Highlights of the CML’s paper on the outlook for the mortgage funding markets between 2010 and 2015 are:

  • Functioning private sector wholesale funding markets are needed to allow the government to withdraw its funding support. Retail deposits alone will not be sufficient.
  • UK government policy measures have focused on bank capital and liquidity, and on tightening mortgage market regulation. There has been no focus on identifying or developing a sustainable funding model for the UK mortgage market going forward.
  • Securitisation, wholesale funded lenders, and non-conforming mortgage credit are essentially seen by policymakers as problematic because of the events in the US. But in the UK, residential mortgage backed securities have performed well, despite an absence of government support.

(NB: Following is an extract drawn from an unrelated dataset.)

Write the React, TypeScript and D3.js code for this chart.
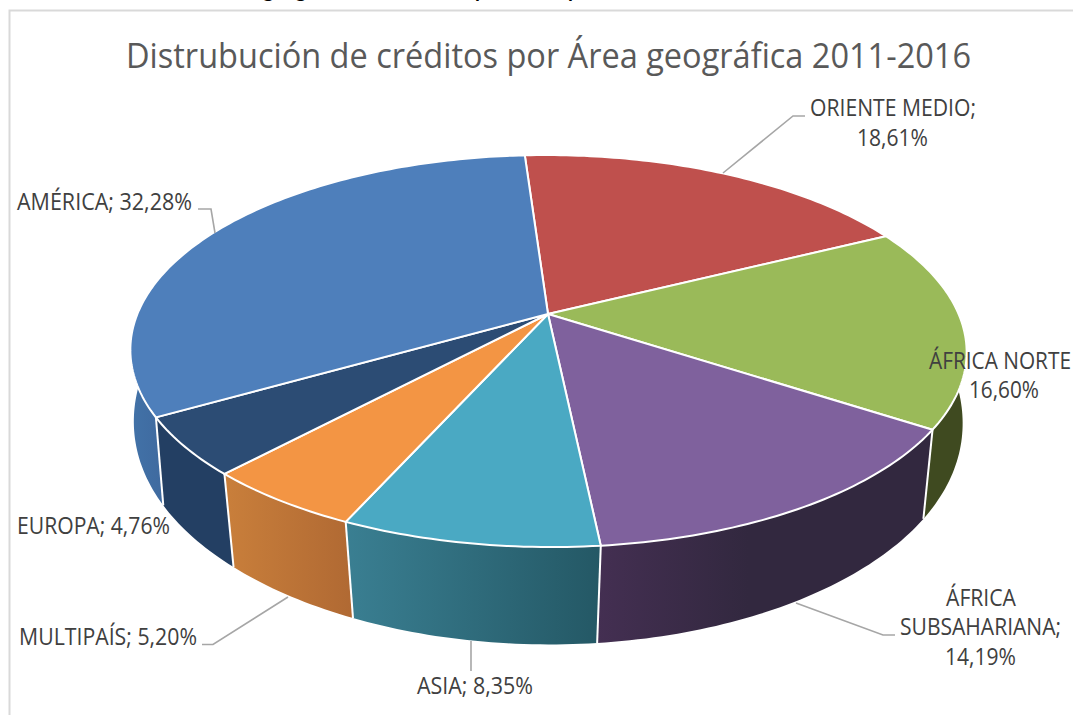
import React from "react";
import * as d3 from "d3";

const categories = ["ORIENTE MEDIO", "ÁFRICA NORTE", "ÁFRICA SUBSAHARIANA", "ASIA", "MULTIPAÍS", "EUROPA", "AMÉRICA"];
const shares = [18.61, 16.6, 14.19, 8.35, 5.2, 4.76, 32.28];
const topColors = ["#bf504d", "#9aba59", "#7f619d", "#4aa9c3", "#f39544", "#2c4c74", "#4e7fbb"];
const wallLeft = ["#8f3b39", "#3f4a20", "#442f52", "#3a7f92", "#c97f3b", "#233f63", "#4272a8"];
const wallRight = ["#8f3b39", "#3f4a20", "#32283f", "#245865", "#b06933", "#233f63", "#3f6a9f"];
const wallStop = [1, 1, 0.45, 1, 1, 1, 1];

const titleText = "Distrubución de créditos por Área geográfica 2011-2016";
const croppedHeading = [
  { text: "geográfica de créditos", x: 263 },
  { text: "por", x: 475 },
  { text: "país", x: 568 },
];

type Line = { text: string; x0: number; x1: number; base: number };
const labelLines: Line[] = [
  { text: "ORIENTE MEDIO;", x0: 810, x1: 976, base: 116 },
  { text: "18,61%", x0: 857, x1: 928, base: 146 },
  { text: "ÁFRICA NORTE", x0: 929, x1: 1071, base: 369 },
  { text: "16,60%", x0: 969, x1: 1039, base: 398 },
  { text: "ÁFRICA", x0: 946, x1: 1016, base: 606 },
  { text: "SUBSAHARIANA;", x0: 900, x1: 1061, base: 635 },
  { text: "14,19%", x0: 945, x1: 1016, base: 665 },
  { text: "ASIA; 8,35%", x0: 417, x1: 533, base: 694 },
  { text: "MULTIPAÍS; 5,20%", x0: 19, x1: 197, base: 645 },
  { text: "EUROPA; 4,76%", x0: 17, x1: 170, base: 534 },
  { text: "AMÉRICA; 32,28%", x0: 17, x1: 192, base: 210 },
];
const leaders: [number, number][][] = [
  [[723, 173], [793, 116], [805, 116]],
  [[796, 603], [883, 635], [895, 635]],
  [[471, 641], [471, 671]],
  [[288, 597], [213, 644.5], [202, 644.5]],
  [[215, 233], [211, 209], [198, 209]],
];

// Perspective view of the disc: top face and bottom face of the cylinder.
const cx = 548;
const topFace = { b: 410.6, a: 189, k: 0.189, cy: 314, shear: 2.5, pinch: 0 };
const bottomFace = { b: 414, a: 220, k: 0.142, cy: 388, shear: 1.5, pinch: 0.01 };
type Face = typeof topFace;
const project = (f: Face, t: number): [number, number] => {
  const ux = Math.sin(t);
  const uy = -Math.cos(t);
  const d = 1 - f.k * uy;
  const squeeze = 1 - f.pinch * Math.pow(ux, 8);
  return [cx + ((f.b * ux + f.shear * uy) * squeeze) / d, f.cy + (f.a * uy) / d];
};

const rad = (deg: number) => (deg * Math.PI) / 180;
const start = rad(-3.5);
const arcs = d3
  .pie<number>()
  .sort(null)
  .startAngle(start)
  .endAngle(start + 2 * Math.PI)(shares);

const samples = (a: number, b: number) => {
  const n = Math.max(2, Math.ceil((b - a) / rad(1)));
  return d3.range(n + 1).map((i) => a + ((b - a) * i) / n);
};
const line = d3.line();

// Visible part of the cylinder wall.
const wallFrom = rad(90);
const wallTo = rad(270);

export default function App() {
  return (
    <svg
      width={1073}
      height={715}
      viewBox="0 0 1073 715"
      style={{ position: "absolute", left: 0, top: 0, background: "#fff" }}
    >
      <defs>
        {arcs.map((_, i) => (
          <linearGradient key={i} id={`wall${i}`} x1="0" x2="1" y1="0" y2="0">
            <stop offset="0" stopColor={wallLeft[i]} />
            <stop offset={wallStop[i]} stopColor={wallRight[i]} />
          </linearGradient>
        ))}
      </defs>
      <path d="M9.5 715V10.5H1073" fill="none" stroke="#d9d9d9" strokeWidth={2} />
      <text y={-3.5} fontFamily="Lato" fontWeight={700} fontSize={20} fill="#000">
        {croppedHeading.map((h, i) => (
          <tspan key={i} x={h.x}>
            {h.text}
          </tspan>
        ))}
      </text>
      <text
        x={126}
        y={68}
        fontFamily="'Open Sans'"
        fontWeight={400}
        fontSize={35}
        fill="#595959"
        textLength={845}
        lengthAdjust="spacingAndGlyphs"
      >
        {titleText}
      </text>

      {/* walls */}
      {arcs.map((d, i) => {
        const a = Math.max(d.startAngle, wallFrom);
        const b = Math.min(d.endAngle, wallTo);
        if (b <= a) return null;
        const ts = samples(a, b);
        const top = ts.map((t) => project(topFace, t));
        const bot = ts.map((t) => project(bottomFace, t)).reverse();
        return <path key={i} d={line([...top, ...bot])! + "Z"} fill={`url(#wall${i})`} />;
      })}
      {arcs.map((d, i) => {
        if (d.endAngle <= wallFrom || d.endAngle >= wallTo) return null;
        return (
          <path
            key={i}
            d={line([project(topFace, d.endAngle), project(bottomFace, d.endAngle)])!}
            stroke="#fff"
            strokeWidth={2}
            fill="none"
          />
        );
      })}

      {/* top face */}
      {arcs.map((d, i) => {
        const pts = samples(d.startAngle, d.endAngle).map((t) => project(topFace, t));
        return (
          <path
            key={i}
            d={line([[cx, topFace.cy], ...pts])! + "Z"}
            fill={topColors[i]}
            stroke="#fff"
            strokeWidth={2}
            strokeLinejoin="round"
          />
        );
      })}

      {/* leader lines */}
      {leaders.map((l, i) => (
        <path key={i} d={line(l)!} fill="none" stroke="#a6a6a6" strokeWidth={1.6} />
      ))}

      {/* labels */}
      {labelLines.map((l, i) => (
        <text
          key={i}
          x={l.x0}
          y={l.base}
          fontFamily="'Open Sans'"
          fontSize={23}
          fill="#404040"
          textLength={l.x1 - l.x0}
          lengthAdjust="spacingAndGlyphs"
        >
          {l.text}
        </text>
      ))}
      <title>{categories.join(", ")}</title>
    </svg>
  );
}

  • The focus of government support on retail deposits and senior unsecured bonds from banks and larger building societies, with no sign of real support to RMBS and covered bond markets, is distorting the competitive landscape and risks exacerbating moral hazard.
  • A clear government strategy is needed to plan for sustainable mortgage funding markets, balanced in its impact on retail deposits, senior unsecured bonds, residential mortgage-backed securities and covered bonds, as well as between different types of financial institution – banks, building societies and non-deposit takers.